▸ **TASK DIRECTIONS**: Images should be left out, and everything else in the listing reproduced exactly.
— begin DATA EXTRACT —
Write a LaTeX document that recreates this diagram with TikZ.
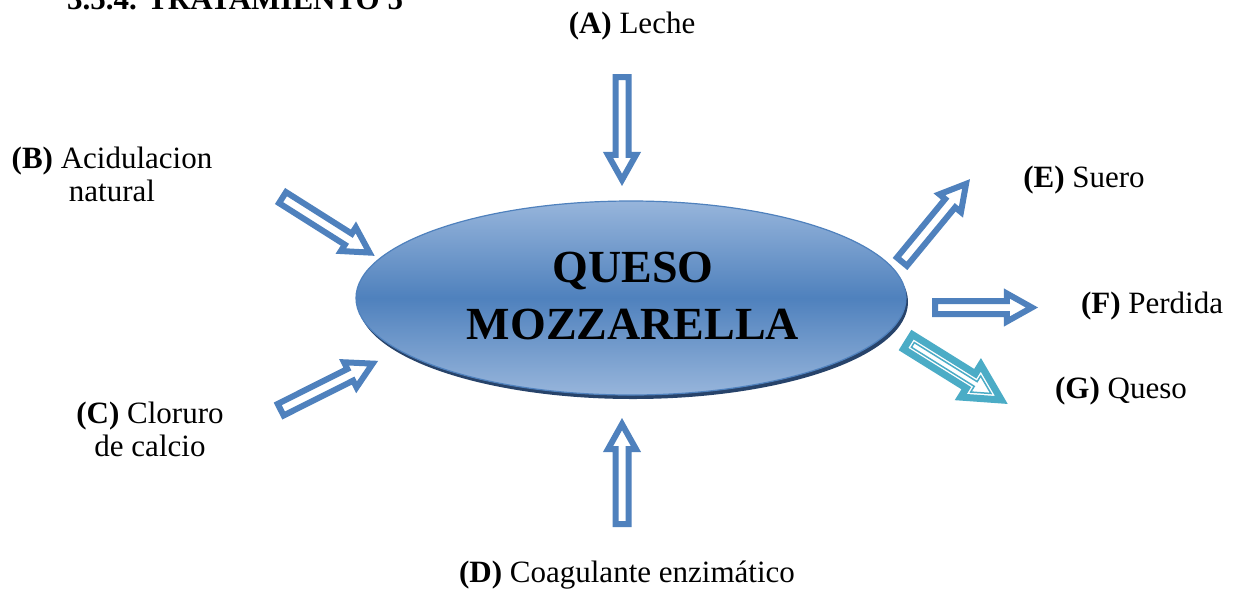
\documentclass[tikz,border=0pt]{standalone}
\usepackage{fontspec}
\setmainfont{Liberation Serif}
\definecolor{arrowblue}{HTML}{4F81BD}
\definecolor{arrowteal}{HTML}{4BACC6}
\definecolor{ellight}{HTML}{97B5DB}
\definecolor{elmid}{HTML}{4F81BD}
\definecolor{elshadow}{HTML}{27436A}
\tikzset{
  hollow/.style={draw=arrowblue,fill=white,line width=6pt,line join=miter},
  hollowteal/.style={draw=arrowteal,fill=white,line width=7pt,line join=miter},
  lbl/.style={anchor=base,inner sep=0pt,font=\fontsize{31}{33}\selectfont,align=center},
  titlefont/.style={font=\fontsize{46}{57}\selectfont\bfseries,align=center,inner sep=0pt}
}
\newcommand\harrow[3]{%
  \begin{scope}[shift={(#1)},rotate=#2]
    \pgfmathsetmacro\tipx{#3-6.15}
    \pgfmathsetmacro\basex{\tipx-25}
    \draw[hollow] (3,6.5) -- (\basex,6.5) -- (\basex,14) -- (\tipx,0)
      -- (\basex,-14) -- (\basex,-6.5) -- (3,-6.5) -- cycle;
  \end{scope}}
\begin{document}
\begin{tikzpicture}[x=1pt,y=-1pt]
\useasboundingbox (0,0) rectangle (1238,590);
\fill[white] (0,0) rectangle (1238,590);

% heading (cut off at the top, as in the reference)
\node[anchor=base west,inner sep=0pt,font=\fontsize{31}{33}\selectfont\bfseries] (head) at (67,9.5) {3.5.4. TRATAMIENTO 5};

% central ellipse
\fill[elshadow] (633,302) ellipse [x radius=275,y radius=97];
\shade[top color=ellight,bottom color=ellight,middle color=elmid,draw=elmid,line width=1.2pt]
  (631,298) ellipse [x radius=275,y radius=97];
\node[titlefont] (main) at (633,296) {QUESO\\MOZZARELLA};

% labels
\node[lbl] (A) at (632,33) {\textbf{(A)} Leche};
\node[lbl] (B) at (112,201) {\textbf{(B)} Acidulacion\\natural};
\node[lbl] (C) at (150,456) {\textbf{(C)} Cloruro\\de calcio};
\node[lbl] (D) at (627,582) {\textbf{(D)} Coagulante enzimático};
\node[lbl] (E) at (1084,187) {\textbf{(E)} Suero};
\node[lbl] (F) at (1152,313) {\textbf{(F)} Perdida};
\node[lbl] (G) at (1121,398) {\textbf{(G)} Queso};

% arrow tails
\coordinate (tA) at (622,74);
\coordinate (tD) at (622,527);
\coordinate (tB) at (280,196);
\coordinate (tC) at (278,411);
\coordinate (tE) at (900,264);
\coordinate (tF) at (932,307.5);
\coordinate (tG) at (905,340);

\harrow{tA}{-90}{112}
\harrow{tD}{90}{109}
\harrow{tB}{-32.3}{112}
\harrow{tC}{26.6}{112}
\harrow{tE}{50.5}{110}
\harrow{tF}{0}{106}

% teal arrow G with inner thin line
\begin{scope}[shift={(tG)},rotate=-31.9]
  \draw[hollowteal] (3.5,8.5) -- (77.5,8.5) -- (77.5,19) -- (113.5,0)
    -- (77.5,-19) -- (77.5,-8.5) -- (3.5,-8.5) -- cycle;
  \draw[draw=arrowteal,line width=1.5pt,line join=miter] (9.25,2.75) -- (83.25,2.75) -- (83.25,9.46) -- (101.2,0)
    -- (83.25,-9.46) -- (83.25,-2.75) -- (9.25,-2.75) -- cycle;
\end{scope}
\end{tikzpicture}
\end{document}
— end DATA EXTRACT —
▸ **OUTPUT**:
Write a LaTeX document that recreates this diagram with TikZ.
\documentclass[tikz,border=0pt]{standalone}
\usepackage{fontspec}
\setmainfont{Liberation Serif}
\definecolor{arrowblue}{HTML}{4F81BD}
\definecolor{arrowteal}{HTML}{4BACC6}
\definecolor{ellight}{HTML}{97B5DB}
\definecolor{elmid}{HTML}{4F81BD}
\definecolor{elshadow}{HTML}{27436A}
\tikzset{
  hollow/.style={draw=arrowblue,fill=white,line width=6pt,line join=miter},
  hollowteal/.style={draw=arrowteal,fill=white,line width=7pt,line join=miter},
  lbl/.style={anchor=base,inner sep=0pt,font=\fontsize{31}{33}\selectfont,align=center},
  titlefont/.style={font=\fontsize{46}{57}\selectfont\bfseries,align=center,inner sep=0pt}
}
\newcommand\harrow[3]{%
  \begin{scope}[shift={(#1)},rotate=#2]
    \pgfmathsetmacro\tipx{#3-6.15}
    \pgfmathsetmacro\basex{\tipx-25}
    \draw[hollow] (3,6.5) -- (\basex,6.5) -- (\basex,14) -- (\tipx,0)
      -- (\basex,-14) -- (\basex,-6.5) -- (3,-6.5) -- cycle;
  \end{scope}}
\begin{document}
\begin{tikzpicture}[x=1pt,y=-1pt]
\useasboundingbox (0,0) rectangle (1238,590);
\fill[white] (0,0) rectangle (1238,590);

% heading (cut off at the top, as in the reference)
\node[anchor=base west,inner sep=0pt,font=\fontsize{31}{33}\selectfont\bfseries] (head) at (67,9.5) {3.5.4. TRATAMIENTO 5};

% central ellipse
\fill[elshadow] (633,302) ellipse [x radius=275,y radius=97];
\shade[top color=ellight,bottom color=ellight,middle color=elmid,draw=elmid,line width=1.2pt]
  (631,298) ellipse [x radius=275,y radius=97];
\node[titlefont] (main) at (633,296) {QUESO\\MOZZARELLA};

% labels
\node[lbl] (A) at (632,33) {\textbf{(A)} Leche};
\node[lbl] (B) at (112,201) {\textbf{(B)} Acidulacion\\natural};
\node[lbl] (C) at (150,456) {\textbf{(C)} Cloruro\\de calcio};
\node[lbl] (D) at (627,582) {\textbf{(D)} Coagulante enzimático};
\node[lbl] (E) at (1084,187) {\textbf{(E)} Suero};
\node[lbl] (F) at (1152,313) {\textbf{(F)} Perdida};
\node[lbl] (G) at (1121,398) {\textbf{(G)} Queso};

% arrow tails
\coordinate (tA) at (622,74);
\coordinate (tD) at (622,527);
\coordinate (tB) at (280,196);
\coordinate (tC) at (278,411);
\coordinate (tE) at (900,264);
\coordinate (tF) at (932,307.5);
\coordinate (tG) at (905,340);

\harrow{tA}{-90}{112}
\harrow{tD}{90}{109}
\harrow{tB}{-32.3}{112}
\harrow{tC}{26.6}{112}
\harrow{tE}{50.5}{110}
\harrow{tF}{0}{106}

% teal arrow G with inner thin line
\begin{scope}[shift={(tG)},rotate=-31.9]
  \draw[hollowteal] (3.5,8.5) -- (77.5,8.5) -- (77.5,19) -- (113.5,0)
    -- (77.5,-19) -- (77.5,-8.5) -- (3.5,-8.5) -- cycle;
  \draw[draw=arrowteal,line width=1.5pt,line join=miter] (9.25,2.75) -- (83.25,2.75) -- (83.25,9.46) -- (101.2,0)
    -- (83.25,-9.46) -- (83.25,-2.75) -- (9.25,-2.75) -- cycle;
\end{scope}
\end{tikzpicture}
\end{document}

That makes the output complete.